Normalerweise überprüfen Fachmagazine die wissenschaftlichen Einreichungen vor Veröffentlichungen. Raubverleger tun genau dies nicht - für sie zählt nur das Geld.
Wissenschaftliche Erkenntnisse werden in der Regel in Fachzeitschriften veröffentlicht und so einer (Fach-)Öffentlichkeit zugänglich gemacht. Vorher findet meist ein Peer Review statt, also eine Überprüfung der Thesen und Ergebnisse durch andere auf dem Gebiet versierte Wissenschaftler. So ist gewährleistet, dass wissenschaftliche Beiträge und die wissenschaftliche Arbeit an sich Mindeststandards erfüllen und als plausibel gelten.
In den vergangenen Jahren - und jetzt vermehrt auch in Deutschland - haben sich sogenannte Raubverleger etabliert, denen die bisher geltenden Standards egal sind und die gegen Geld einfach alles veröffentlichen, was Wissenschaftler einreichen. Die Raubverleger erstellen dabei Schrott-Magazine, die den Eindruck erwecken, es handele sich um seriöse Medien.
Das Problem: Sie prüfen nichts, veröffentlichen alles und erzeugen selbst bei Fachleuten den Eindruck, es handele sich um eine seriöse wissenschaftliche Publikation. Dadurch könne das Vertrauen in die Wissenschaft beschädigt werden, sagt Joachim Funke, Professor am psychologischen Institut der Universität Heidelberg.
"Wenn ich Wahr und Falsch nicht mehr unterscheiden kann, dann wird das Vertrauen in die Wissenschaft hochgradig gefährdet".
In einem Fall hat ein Wissenschaftler ein Paper eingereicht in der Annahme, es würde ein Peer Review stattfinden. Nach nur 20 Sekunden bekam er vom Raubverleger die Nachricht, das Paper sei angenommen. "Da ist es offensichtlich, dass eine solche Prüfung nicht stattgefunden haben kann", sagt Martin Köhler vom Forschungszentrum Desy in Hamburg.
Laut Recherchen von NDR, WDR und Süddeutscher Zeitung sind inzwischen 5000 Wissenschaftler in Deutschland, 400.000 weltweit betroffen. Auch Mitarbeiter von Unternehmen haben schon bei Fake-Journalen veröffentlicht.
Der Nutzen für die Wissenschaftler: Sie können Veröffentlichungen nachweisen - und die brauchen sie für ihre Karriere. Allerdings würden die meisten wohl eher aus Naivität handeln, sagt Wissenschaftsjournalist Frank Grotelüschen, und weniger im Bewusstsein, zu täuschen.
"Viele fallen einfach drauf rein. Wenige machen das ganz bewusst, um die eigenen Veröffentlichungszahlen hochzuschrauben."

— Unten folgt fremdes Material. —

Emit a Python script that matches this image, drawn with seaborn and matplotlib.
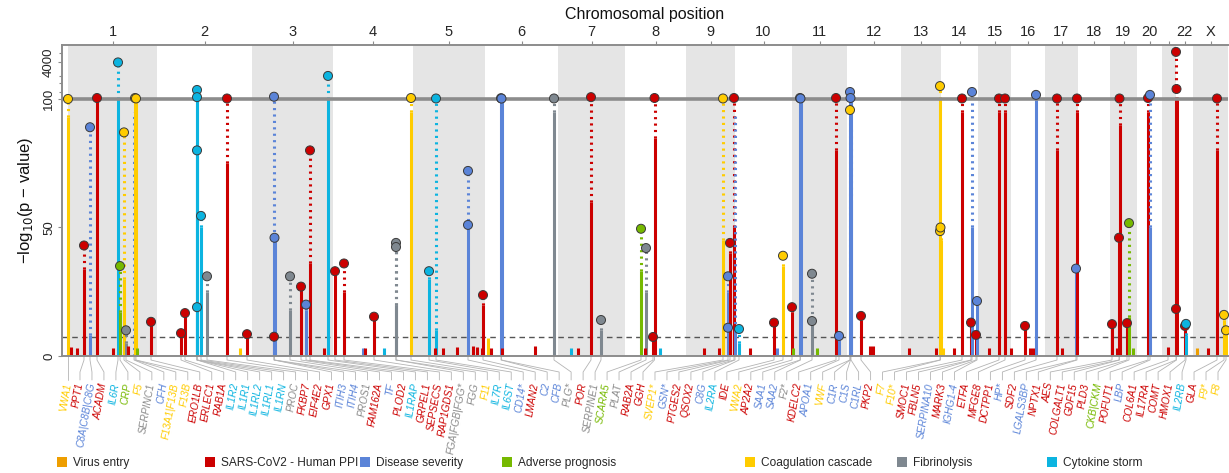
import numpy as np
import pandas as pd
import matplotlib
matplotlib.use("Agg")
import matplotlib.pyplot as plt
import matplotlib.transforms as mtransforms
from matplotlib.patches import Patch
import seaborn as sns

# === DATA ===
chrom_names = ["1", "2", "3", "4", "5", "6", "7", "8", "9", "10", "11", "12",
               "13", "14", "15", "16", "17", "18", "19", "20", "21", "22", "X"]
chrom_edges = [68, 157, 252, 333, 413, 485, 558, 625, 686, 735, 792, 847, 901,
               941, 978, 1011, 1045, 1078, 1110, 1137, 1162, 1176, 1193, 1228]

cat_keys = ["virus", "ppi", "sev", "adv", "coag", "fib", "cyto"]
cat_names = ["Virus entry", "SARS-CoV2 - Human PPI", "Disease severity",
             "Adverse prognosis", "Coagulation cascade", "Fibrinolysis", "Cytokine storm"]
cat_colors = ["#EE9E00", "#CC0000", "#5B84D8", "#76B900", "#FFCC00", "#7F8890", "#0CB4E0"]

genes = ["VWA1", "PPT1", "C8A|C8B|C8G", "ACADM", "IL6R", "CRP", "F5", "SERPINC1", "CFH",
         "F13A1|F13B", "F13B", "ERO1LB", "ERLEC1", "RAB1A", "IL1R2", "IL1R1", "IL1RL2",
         "IL1RL1", "IL1RN", "PROC", "FKBP7", "EIF4E2", "GPX1", "ITIH3", "ITIH4", "PROS1",
         "FAM162A", "TF", "PLOD2", "IL1RAP", "GRPEL1", "SEPSECS", "RAP1GDS1", "FGA|FGB|FGG*",
         "FGG", "F11", "IL7R", "IL6ST", "CD14*", "LMAN2", "C2", "CFB", "PLG*", "POR",
         "SERPINE1", "SCARA5", "PLAT", "RAB2A", "GGH", "SVEP1*", "GSN*", "PTGES2", "QSOX2",
         "C8G", "IL2RA", "IDE", "VWA2", "AP2A2", "SAA1", "SAA2", "F2*", "KDELC2", "APOA1",
         "VWF", "C1R", "C1S", "C1RL", "PKP2", "F7", "F10*", "SMOC1", "FBLN5", "SERPINA10",
         "MARK3", "IGHG1-4", "ETFA", "MFGE8", "DCTPP1", "HP*", "SDF2", "LGALS3BP", "NPTX1",
         "AES", "COLGALT1", "GDF15", "PLD3", "CKB|CKM", "POFUT1", "LBP", "COL6A1", "IL17RA",
         "COMT", "HMOX1", "IL2RB", "GLA", "F9*", "F8"]
gene_cat = ["coag", "ppi", "sev", "ppi", "cyto", "adv", "coag", "fib", "sev",
            "coag", "coag", "ppi", "ppi", "ppi", "cyto", "cyto", "cyto",
            "cyto", "cyto", "fib", "ppi", "ppi", "ppi", "sev", "sev", "fib",
            "ppi", "sev", "ppi", "cyto", "ppi", "ppi", "ppi", "fib",
            "fib", "coag", "cyto", "cyto", "sev", "ppi", "sev", "sev", "fib", "ppi",
            "fib", "adv", "fib", "ppi", "ppi", "coag", "sev", "ppi", "ppi",
            "sev", "cyto", "ppi", "coag", "ppi", "sev", "sev", "fib", "ppi", "sev",
            "coag", "sev", "sev", "sev", "ppi", "coag", "coag", "ppi", "ppi", "sev",
            "ppi", "sev", "ppi", "ppi", "ppi", "sev", "ppi", "sev", "ppi",
            "ppi", "ppi", "ppi", "ppi", "adv", "ppi", "sev", "ppi", "ppi",
            "ppi", "ppi", "cyto", "ppi", "coag", "coag"]
gene_pos = [68, 84, 90, 97, 118, 120, 124, 126, 134,
            135, 136, 151, 181, 185, 197, 197, 197,
            197, 201, 207, 227, 247, 274, 274, 274.5, 290,
            301, 306, 310, 328, 335, 344, 374, 396,
            396, 411, 429, 436, 468, 483, 501, 501.5, 554, 591,
            601, 641, 646, 653, 654.5, 723, 728, 730, 734,
            735, 739, 774, 783, 792, 800, 800.5, 812, 836, 839,
            850, 850, 850.5, 851, 861, 940, 940.5, 962, 971, 972,
            976, 977, 999, 1005, 1025, 1036, 1057, 1076, 1077,
            1112, 1119, 1119.5, 1127, 1129, 1148, 1150, 1168, 1176,
            1176.5, 1185, 1186, 1217, 1224, 1226]
gene_peak = [100, 43, 89, 110, 3800, 35, 87, 10, 95,
             110, 105, 13.3, 8.9, 16.7, 245, 120, 80,
             19, 54.5, 31, 105, 8.5, 7.5, 125, 46, 31,
             27, 20, 80, 990, 33, 36, 15.3, 44,
             42.4, 110, 33, 105, 72, 23.7, 108, 104, 105, 120,
             14, 49.5, 42, 7.4, 110, 105, 31, 44, 110,
             95, 10.5, 13, 39, 19, 110, 105, 32, 110, 7.8,
             95.7, 200, 110, 90, 15.6, 360, 50, 105, 13, 200,
             8.2, 21.4, 105, 105, 11.7, 150, 105, 34, 105,
             12.4, 46, 105, 12.8, 51.7, 110, 150, 3.5, 10800,
             270, 11.7, 12.5, 105, 16, 10]
# height up to which the column of SNPs is dense (solid)
gene_dense = [93, 34, 8, 100, 100, 17, 30, 5, 0,
              100, 100, 13, 8.5, 16, 100, 100, 80,
              19, 50, 25, 75, 8, 7, 46, 46, 18,
              26, 18, 36, 100, 32, 25, 14, 20,
              20, 95, 30, 10, 50, 20, 100, 100, 95, 60,
              10, 33, 25, 7, 85, 45, 25, 40, 50,
              10, 5, 12, 35, 17, 100, 100, 14, 80, 7,
              30, 100, 100, 60, 14, 100, 45, 95, 12, 50,
              8, 20, 95, 95, 11, 100, 80, 33, 95,
              12, 45, 90, 12, 15, 95, 50, 3.5, 100,
              100, 10, 8, 80, 14, 10]
gene_leads = [[100], [43], [89], [110], [3800], [35], [87], [10], [],
              [110], [105], [13.3], [8.9], [16.7], [245], [120], [80],
              [19], [54.5], [31], [105], [8.5], [7.5], [125], [46], [31],
              [27], [20], [80], [990], [33], [36], [15.3], [44],
              [42.4], [110], [33], [105], [72, 51], [23.7], [108], [104], [105], [120],
              [14], [49.5], [42], [7.4], [110], [105], [31, 11], [44], [110],
              [], [10.5], [13], [39], [19], [110], [105], [32, 13.6], [110], [7.8],
              [95.7], [200], [110], [], [15.6], [360, 48.6], [50], [105], [13], [200],
              [8.2], [21.4], [105], [105], [11.7], [150], [105], [34], [105],
              [12.4], [46], [105], [12.8], [51.7], [110], [150], [], [10800, 18.3],
              [270], [11.7], [12.5], [105], [16], [10]]

# short sub-threshold columns without a gene label
minor_pos = [71, 77, 113, 128, 137, 240, 324, 363, 365, 384, 435, 443, 457, 473, 477,
             482, 488, 491, 502, 535, 571, 578, 645, 660, 704, 719, 750, 777, 793, 817,
             870, 873, 909, 936, 943, 954, 989, 1011, 1030, 1033, 1062, 1117, 1133, 1197, 1208]
minor_cat = ["ppi", "ppi", "ppi", "ppi", "adv", "coag", "ppi", "sev", "ppi", "cyto", "ppi",
             "ppi", "ppi", "ppi", "ppi", "ppi", "coag", "ppi", "ppi", "ppi", "cyto", "ppi",
             "ppi", "cyto", "ppi", "ppi", "ppi", "sev", "adv", "adv", "ppi", "ppi", "ppi",
             "ppi", "coag", "ppi", "ppi", "ppi", "ppi", "ppi", "ppi", "ppi", "adv", "virus", "ppi"]
minor_height = [3.5, 3, 3, 4, 3, 3, 3, 3, 3, 3, 3, 3, 3.5, 4, 3.5,
                3, 7, 3, 3, 4, 3, 3, 3, 3, 3, 3, 3, 3, 3, 3,
                4, 4, 3, 3, 3, 3, 3, 3, 3, 3, 3, 3, 3, 3, 3]

SIG_LINE = 7.3
BREAK = 100

# === PLOT ===
sns.set_theme(style="white")
plt.rcParams["font.family"] = ["Liberation Sans", "DejaVu Sans"]
palette = dict(zip(cat_keys, cat_colors))
label_colors = dict(palette, fib="#8A8A8A")


def fwd(v):
    v = np.asarray(v, dtype=float)
    return np.where(v <= BREAK, v, BREAK + 9 * np.log10(np.maximum(v, 1e-9) / BREAK))


def inv(u):
    u = np.asarray(u, dtype=float)
    return np.where(u <= BREAK, u, BREAK * 10 ** ((u - BREAK) / 9))


fig = plt.figure(figsize=(12.29, 4.73), dpi=100)
ax = fig.add_axes([62 / 1229, 1 - 356 / 473, 1166 / 1229, 311 / 473])
ax.set_yscale("function", functions=(fwd, inv))
ax.set_xlim(62, 1228)
ax.set_ylim(0, 21500)

# chromosome bands
for i in range(len(chrom_names)):
    if i % 2 == 0:
        ax.axvspan(chrom_edges[i], chrom_edges[i + 1], color="#E5E5E5", lw=0, zorder=0)

ax.axhline(SIG_LINE, ls=(0, (4, 3)), color="#555555", lw=1.0, zorder=1)

# stems
df = pd.DataFrame({"gene": genes, "cat": gene_cat, "pos": gene_pos,
                   "peak": gene_peak, "dense": gene_dense})
for _, r in df.iterrows():
    col = palette[r["cat"]]
    top = min(r["dense"], r["peak"])
    if top > 0:
        ax.vlines(r["pos"], 0, top, color=col, lw=2.2, zorder=2)
    if r["peak"] > top:
        ax.vlines(r["pos"], top, r["peak"], color=col, lw=2.2,
                  linestyles=(0, (0.7, 1.4)), zorder=2)

ax.vlines(minor_pos, 0, minor_height, colors=[palette[c] for c in minor_cat], lw=2.2, zorder=2)

ax.axhline(BREAK, color="#8C8C8C", lw=2.6, zorder=4)

# lead SNPs
leads = pd.DataFrame({"pos": gene_pos, "cat": gene_cat, "lead": gene_leads}).explode("lead")
leads = leads.dropna().astype({"lead": float})
sns.scatterplot(data=leads, x="pos", y="lead", hue="cat", palette=palette, s=42,
                edgecolor="#3A3A3A", linewidth=0.7, legend=False, zorder=6, ax=ax,
                clip_on=False)

# axes styling
for side in ["left", "top", "bottom"]:
    ax.spines[side].set_color("#8C8C8C")
    ax.spines[side].set_linewidth(1.4)
ax.spines["right"].set_visible(False)

mids = [(chrom_edges[i] + chrom_edges[i + 1]) / 2 for i in range(len(chrom_names))]
ax.set_xticks(mids)
ax.set_xticklabels(["" if c == "21" else c for c in chrom_names])
ax.tick_params(axis="x", top=True, bottom=False, labeltop=True, labelbottom=False,
               length=3, width=0.8, color="#8C8C8C", labelsize=10.5, pad=1, direction="out")
ax.xaxis.set_label_position("top")
ax.set_xlabel("Chromosomal position", fontsize=11.5, labelpad=5, color="#111111")

ax.set_yticks([0, 50, 100, 4000])
ax.set_yticks([200, 500, 1000, 10000], minor=True)
ax.set_yticklabels(["0", "50", "100", "4000"])
ax.tick_params(axis="y", which="both", left=True, length=3, width=0.8, color="#8C8C8C",
               labelsize=9.5, pad=2, labelrotation=90)
ax.tick_params(axis="y", which="minor", length=2)
for lbl in ax.get_yticklabels():
    lbl.set_va("center")
ax.set_ylabel("\u2212log$_{10}$(p \u2212 value)", fontsize=12, labelpad=6, color="#111111")

# gene labels with connectors
trans = mtransforms.blended_transform_factory(ax.transData, ax.transAxes)
px = 1 / 311
slots = np.linspace(68, 1218, len(genes))
for g, c, p, s in zip(genes, gene_cat, gene_pos, slots):
    ax.plot([p, p, s, s], [0, -4 * px, -16 * px, -24 * px], transform=trans,
            color="#B4B4B4", lw=0.6, clip_on=False, zorder=1)
    ax.text(s, -27 * px, g, transform=trans, rotation=80, rotation_mode="anchor",
            ha="right", va="center", fontsize=7.3, style="italic", color=label_colors[c])

# legend, one entry per category
legend_x = [57, 205, 360, 502, 745, 897, 1047]
for name, col, lx in zip(cat_names, cat_colors, legend_x):
    fig.legend(handles=[Patch(facecolor=col, edgecolor="none")], labels=[name],
               loc="center left", bbox_to_anchor=(lx / 1229, 1 - 463 / 473),
               frameon=False, handlelength=0.85, handleheight=0.95, handletextpad=0.45,
               borderpad=0, borderaxespad=0, fontsize=8.6)

fig.savefig("out.png", dpi=100)
plt.close(fig)
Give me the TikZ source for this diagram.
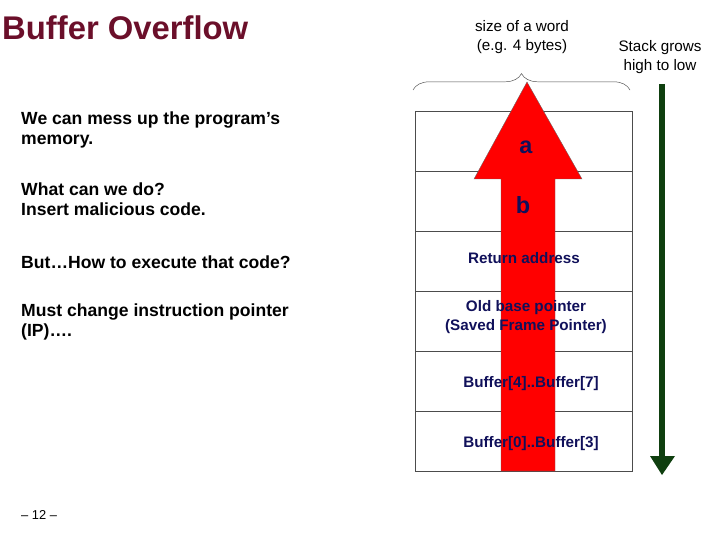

Die Raubverleger fälschen nicht nur Fachmagazine, sondern organisieren auch Scheinkonferenzen. Auch hier ist ihr einziges Ziel: Geld. Sie erstellen Webseiten, die Konferenzen bewerben, die niemals stattfinden werden. Wer nicht kritisch genug ist, meldet sich dort an und überweist die Konferenzgebühr. Wer noch mehr überweist, kann sich per Mausklick auch als Hauptredner anmelden.
Vor Raubverlegern schützen, seriöse Journale finden
Wissenschaftler, die nicht ganz sicher sind, ob es sich bei einem Journal um ein seriöses handelt, können zum Beispiel bei der Uni-Bibliothek um Hilfe bitten. Hilfreich ist auch die Checkliste "Think Check Submit". Das Wichtigste: Das Thema auf dem Schirm haben und kritisch sein bei der Auswahl von Journalen und Konferenzen.